While manufacturing, freight, production asset management, along with smart grid and smart building technologies, will see the most investments between 2017 and 2021, the fastest growing areas during this time will include airport facilities and automation -- 33.4% CAGR -- electrical vehicle charging -- 21.1% CAGR -- and in-store marketing -- 20.2% CAGR.

The Asia Pacific region (minus Japan) is expected to spend the most on IoT between now and 2012, with a total of $455 billion in investments. After that region, the United States will spend $421 billion and Western Europe will invest $274 billion. All three regions will spend the most within the manufacturing sector.
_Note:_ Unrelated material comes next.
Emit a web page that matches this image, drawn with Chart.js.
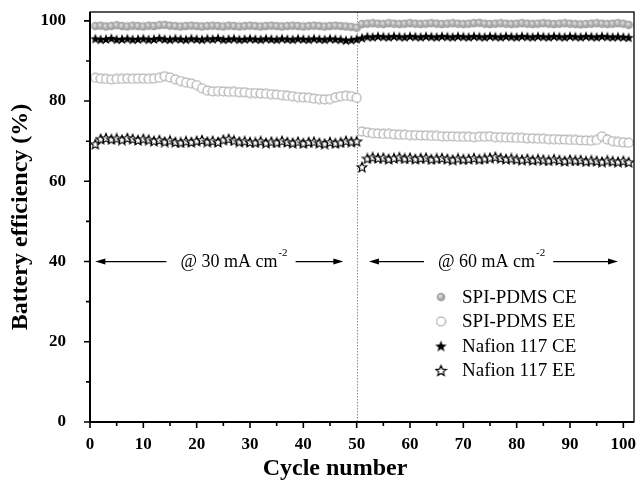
<!DOCTYPE html>
<html>
<head>
<meta charset="utf-8">
<script src="https://cdn.jsdelivr.net/npm/chart.js@4.4.1/dist/chart.umd.min.js"></script>
<style>
  html, body { margin: 0; padding: 0; background: #fff; }
  #wrap { width: 640px; height: 483px; }
</style>
</head>
<body>
<div id="wrap"><canvas id="c" width="640" height="483"></canvas></div>
<script>
// ---------- data ----------
const spiPdmsCE = [
  98.7, 98.8, 98.6, 98.7, 98.9, 98.7, 98.6, 98.8, 98.7, 98.6,
  98.8, 98.7, 98.9, 99.0, 98.8, 98.7, 98.6, 98.7, 98.8, 98.7,
  98.6, 98.7, 98.8, 98.7, 98.6, 98.8, 98.7, 98.6, 98.7, 98.8,
  98.7, 98.6, 98.7, 98.8, 98.7, 98.6, 98.7, 98.8, 98.7, 98.6,
  98.7, 98.8, 98.7, 98.6, 98.7, 98.8, 98.7, 98.6, 98.5, 98.3,
  99.2, 99.3, 99.4, 99.3, 99.2, 99.4, 99.3, 99.2, 99.3, 99.4,
  99.3, 99.2, 99.3, 99.4, 99.3, 99.2, 99.3, 99.4, 99.3, 99.2,
  99.3, 99.4, 99.5, 99.3, 99.2, 99.3, 99.4, 99.3, 99.2, 99.3,
  99.4, 99.3, 99.2, 99.3, 99.4, 99.3, 99.2, 99.3, 99.4, 99.3,
  99.2, 99.1, 99.2, 99.3, 99.4, 99.3, 99.2, 99.3, 99.4, 99.3,
  99.0
];
const spiPdmsEE = [
  85.8, 85.6, 85.5, 85.4, 85.5, 85.5, 85.6, 85.5, 85.6, 85.6,
  85.5, 85.6, 85.8, 86.2, 85.9, 85.4, 85.0, 84.6, 84.4, 84.0,
  83.2, 82.6, 82.4, 82.5, 82.4, 82.3, 82.3, 82.2, 82.2, 82.0,
  82.0, 81.9, 81.8, 81.7, 81.6, 81.5, 81.3, 81.2, 81.0, 80.9,
  80.8, 80.6, 80.5, 80.4, 80.5, 80.9, 81.2, 81.3, 81.2, 80.8,
  72.4, 72.2, 72.0, 71.9, 71.8, 71.8, 71.7, 71.6, 71.6, 71.5,
  71.5, 71.4, 71.4, 71.3, 71.3, 71.2, 71.2, 71.2, 71.1, 71.1,
  71.1, 71.0, 71.1, 71.1, 71.2, 71.0, 71.0, 70.9, 70.9, 70.8,
  70.8, 70.7, 70.7, 70.6, 70.6, 70.5, 70.5, 70.4, 70.4, 70.3,
  70.3, 70.2, 70.2, 70.1, 70.3, 71.2, 70.4, 70.0, 69.8, 69.7,
  69.6
];
const nafionCE = [
  95.6, 95.4, 95.5, 95.7, 95.4, 95.5, 95.6, 95.4, 95.5, 95.6,
  95.4, 95.5, 95.7, 95.5, 95.4, 95.6, 95.5, 95.4, 95.6, 95.5,
  95.4, 95.6, 95.5, 95.7, 95.4, 95.5, 95.6, 95.4, 95.5, 95.6,
  95.5, 95.4, 95.6, 95.5, 95.4, 95.6, 95.5, 95.4, 95.6, 95.5,
  95.4, 95.6, 95.5, 95.4, 95.6, 95.5, 95.4, 95.2, 95.3, 95.5,
  95.8, 96.1, 96.0, 96.2, 96.1, 96.0, 96.2, 96.1, 96.0, 96.2,
  96.1, 96.0, 96.2, 96.1, 96.0, 96.2, 96.1, 96.0, 96.2, 96.1,
  96.0, 96.2, 96.1, 96.0, 96.2, 96.1, 96.0, 96.2, 96.1, 96.0,
  96.2, 96.1, 96.0, 96.2, 96.1, 96.0, 96.2, 96.1, 96.0, 96.2,
  96.1, 96.0, 96.2, 96.1, 96.0, 96.2, 96.1, 96.0, 96.1, 96.0,
  95.9
];
const nafionEE = [
  69.3, 70.6, 70.8, 70.5, 70.7, 70.4, 70.8, 70.6, 70.3, 70.6,
  70.4, 70.1, 70.3, 69.9, 70.2, 69.8, 69.7, 70.0, 69.8, 70.1,
  70.3, 69.9, 70.1, 69.8, 70.4, 70.6, 70.2, 69.9, 70.0, 69.8,
  69.7, 70.0, 69.6, 69.9, 69.7, 70.1, 69.8, 69.6, 69.9, 69.5,
  69.8, 69.9, 69.6, 69.4, 69.8, 69.5, 69.7, 70.1, 69.9, 70.0,
  63.6, 65.7, 66.0, 65.8, 65.9, 65.6, 65.8, 66.0, 65.7, 65.9,
  65.6, 65.8, 65.9, 65.5, 65.7, 65.8, 65.6, 65.4, 65.7, 65.5,
  65.6, 65.8, 65.5, 65.7, 65.9, 66.1, 65.8, 65.6, 65.7, 65.5,
  65.4, 65.6, 65.3, 65.5, 65.4, 65.2, 65.5, 65.3, 65.1, 65.4,
  65.2, 65.3, 65.0, 65.2, 65.1, 64.9, 65.2, 65.0, 64.9, 65.1,
  64.8
];
const cycles = spiPdmsCE.map((_, i) => i + 1);
const seriesNames = ['SPI-PDMS CE', 'SPI-PDMS EE', 'Nafion 117 CE', 'Nafion 117 EE'];
const xTickLabels = [0, 10, 20, 30, 40, 50, 60, 70, 80, 90, 100];
const yTickLabels = [0, 20, 40, 60, 80, 100];
const rateChangeCycle = 50;
const rateLabels = [
  { text: '@ 30 mA cm', sup: '-2', from: 1, to: 47.5, at: 27.0, y: 40 },
  { text: '@ 60 mA cm', sup: '-2', from: 52.3, to: 99.0, at: 75.3, y: 40 }
];

// ---------- marker images ----------
function makeCanvas(size, draw) {
  const c = document.createElement('canvas');
  c.width = size; c.height = size;
  const g = c.getContext('2d');
  draw(g, size / 2);
  return c;
}
function starPath(g, cx, cy, R, r) {
  g.beginPath();
  for (let i = 0; i < 10; i++) {
    const rad = i % 2 === 0 ? R : r;
    const a = -Math.PI / 2 + i * Math.PI / 5;
    const px = cx + rad * Math.cos(a), py = cy + rad * Math.sin(a);
    if (i === 0) g.moveTo(px, py); else g.lineTo(px, py);
  }
  g.closePath();
}
const sphere = (size) => makeCanvas(size, (g, c) => {
  const grd = g.createRadialGradient(c - 1, c - 1, 0.5, c, c, c - 0.5);
  grd.addColorStop(0, '#dedede');
  grd.addColorStop(0.5, '#adadad');
  grd.addColorStop(1, '#9a9a9a');
  g.beginPath(); g.arc(c, c, c - 0.7, 0, Math.PI * 2);
  g.fillStyle = grd; g.fill();
});
const ring = (size) => makeCanvas(size, (g, c) => {
  g.beginPath(); g.arc(c, c, c - 1, 0, Math.PI * 2);
  g.fillStyle = '#fff'; g.fill();
  g.lineWidth = 1.1; g.strokeStyle = '#a2a2a2'; g.stroke();
});
const solidStar = (size) => makeCanvas(size, (g, c) => {
  starPath(g, c, c + 0.6, c - 0.5, (c - 0.5) * 0.42);
  g.fillStyle = '#000'; g.fill();
});
const hollowStar = (size) => makeCanvas(size, (g, c) => {
  starPath(g, c, c + 0.6, c - 1, (c - 1) * 0.45);
  g.fillStyle = '#fff'; g.fill();
  g.lineWidth = 1.2; g.strokeStyle = '#000'; g.stroke();
});
const pointImgs = [sphere(10), ring(11), solidStar(12), hollowStar(12)];
const legendImgs = [sphere(10), ring(11), solidStar(13), hollowStar(13)];

const SERIF = '"Liberation Serif", "Times New Roman", serif';

function mk(i, values) {
  return {
    label: seriesNames[i],
    data: values.map((v, k) => ({ x: cycles[k], y: v })),
    pointStyle: pointImgs[i],
    pointRadius: 5,
    pointHoverRadius: 5,
    showLine: false,
    order: 4 - i
  };
}

// ---------- plugins ----------
const framePlugin = {
  id: 'frame',
  beforeDatasetsDraw(chart) {
    const { ctx, chartArea: a, scales: { x } } = chart;
    const px = Math.round(x.getPixelForValue(rateChangeCycle)) + 0.5;
    ctx.save();
    ctx.strokeStyle = '#8c8c8c';
    ctx.lineWidth = 1;
    ctx.setLineDash([1.5, 1.5]);
    ctx.beginPath(); ctx.moveTo(px, a.top); ctx.lineTo(px, a.bottom); ctx.stroke();
    ctx.restore();
  },
  afterDraw(chart) {
    const { ctx, chartArea: a, scales: { x, y } } = chart;
    ctx.save();
    ctx.strokeStyle = '#000';
    ctx.lineWidth = 1.3;
    ctx.strokeRect(a.left, a.top, a.right - a.left, a.bottom - a.top);
    ctx.lineWidth = 2;
    ctx.beginPath();
    ctx.moveTo(a.left, a.top); ctx.lineTo(a.left, a.bottom); ctx.lineTo(a.right, a.bottom);
    ctx.stroke();
    ctx.lineWidth = 1.6;
    ctx.beginPath();
    for (let v = 0; v <= 100; v += 5) {
      const p = x.getPixelForValue(v);
      const len = v % 10 === 0 ? 6 : 4;
      ctx.moveTo(p, a.bottom); ctx.lineTo(p, a.bottom + len);
    }
    for (let v = 0; v <= 100; v += 10) {
      const p = y.getPixelForValue(v);
      const len = v % 20 === 0 ? 6 : 4;
      ctx.moveTo(a.left, p); ctx.lineTo(a.left - len, p);
    }
    ctx.stroke();

    // rate annotations
    ctx.fillStyle = '#000';
    ctx.lineWidth = 1.3;
    rateLabels.forEach(r => {
      const py = y.getPixelForValue(r.y);
      ctx.font = '18px ' + SERIF;
      const w = ctx.measureText(r.text).width;
      ctx.font = '11px ' + SERIF;
      const ws = ctx.measureText(r.sup).width;
      const total = w + 1 + ws;
      const cx = x.getPixelForValue(r.at);
      const left = cx - total / 2, right = cx + total / 2;
      ctx.textBaseline = 'middle';
      ctx.textAlign = 'left';
      ctx.font = '18px ' + SERIF;
      ctx.fillText(r.text, left, py + 1);
      ctx.font = '11px ' + SERIF;
      ctx.fillText(r.sup, left + w + 1, py - 8);
      const x0 = x.getPixelForValue(r.from), x1 = x.getPixelForValue(r.to);
      const l1 = left - 14, r1 = right + 8;
      ctx.beginPath();
      ctx.moveTo(x0 + 6, py); ctx.lineTo(l1, py);
      ctx.moveTo(r1, py); ctx.lineTo(x1 - 6, py);
      ctx.stroke();
      ctx.beginPath();
      ctx.moveTo(x0, py); ctx.lineTo(x0 + 10, py - 3); ctx.lineTo(x0 + 10, py + 3); ctx.closePath();
      ctx.moveTo(x1, py); ctx.lineTo(x1 - 10, py - 3); ctx.lineTo(x1 - 10, py + 3); ctx.closePath();
      ctx.fill();
    });

    // legend
    const lx = a.left + 351, ly0 = a.top + 285, dy = 24.5;
    ctx.font = '19px ' + SERIF;
    ctx.textBaseline = 'middle';
    ctx.textAlign = 'left';
    chart.data.datasets.forEach((ds, i) => {
      const yy = ly0 + i * dy;
      const img = legendImgs[i];
      ctx.drawImage(img, lx - img.width / 2, yy - img.height / 2);
      ctx.fillText(ds.label, lx + 21, yy + 1);
    });
    ctx.restore();
  }
};

new Chart(document.getElementById('c'), {
  type: 'scatter',
  data: {
    datasets: [
      mk(0, spiPdmsCE),
      mk(1, spiPdmsEE),
      mk(2, nafionCE),
      mk(3, nafionEE)
    ]
  },
  options: {
    responsive: false,
    animation: false,
    events: [],
    layout: { padding: { top: 12, right: 2, left: 0, bottom: 0 } },
    plugins: { legend: { display: false }, tooltip: { enabled: false } },
    scales: {
      x: {
        type: 'linear', min: 0, max: 102,
        grid: { display: false, drawTicks: false },
        border: { display: false },
        afterBuildTicks: s => { s.ticks = xTickLabels.map(v => ({ value: v })); },
        afterFit: s => { s.height = 61; s.paddingLeft = 0; s.paddingRight = 0; },
        ticks: {
          autoSkip: false, maxRotation: 0, padding: 12, color: '#000',
          font: { family: SERIF, size: 17, weight: 'bold' }
        },
        title: {
          display: true, text: 'Cycle number         ', color: '#000',
          font: { family: SERIF, size: 24, weight: 'bold' },
          padding: { top: 0, bottom: 0 }
        }
      },
      y: {
        type: 'linear', min: 0, max: 102.2,
        grid: { display: false, drawTicks: false },
        border: { display: false },
        afterBuildTicks: s => { s.ticks = yTickLabels.map(v => ({ value: v })); },
        afterFit: s => { s.width = 90; s.paddingTop = 0; s.paddingBottom = 0; },
        ticks: {
          autoSkip: false, padding: 24, color: '#000',
          font: { family: SERIF, size: 17, weight: 'bold' }
        },
        title: {
          display: true, text: 'Battery efficiency (%)', color: '#000',
          font: { family: SERIF, size: 24, weight: 'bold' },
          padding: { top: 6, bottom: 0 }
        }
      }
    }
  },
  plugins: [framePlugin]
});
</script>
</body>
</html>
In his note, Torchia noted China is driving the majority of IoT investments in Asia and these are tied to the country trying to stimulate the economy, while addressing the needs of a growing middle class.

"IoT as a technology juggernaut is considered a key enabler for future economic productivity and efficiency, as well as a means to provide consumer products and services for a burgeoning middle class," Torchia wrote. "China, no longer the low cost producer country in-region, now faces competitive pressures like industrialized countries have experienced for decades. The main drivers then are macroeconomic mainly but followed by industry productivity and consumer lifestyle desires."

Latin America, the Middle East, Africa and Central and Eastern Europe are all expected to see IoT spending increase by a CAGR of more than 20% between now and 2021, according to IDC.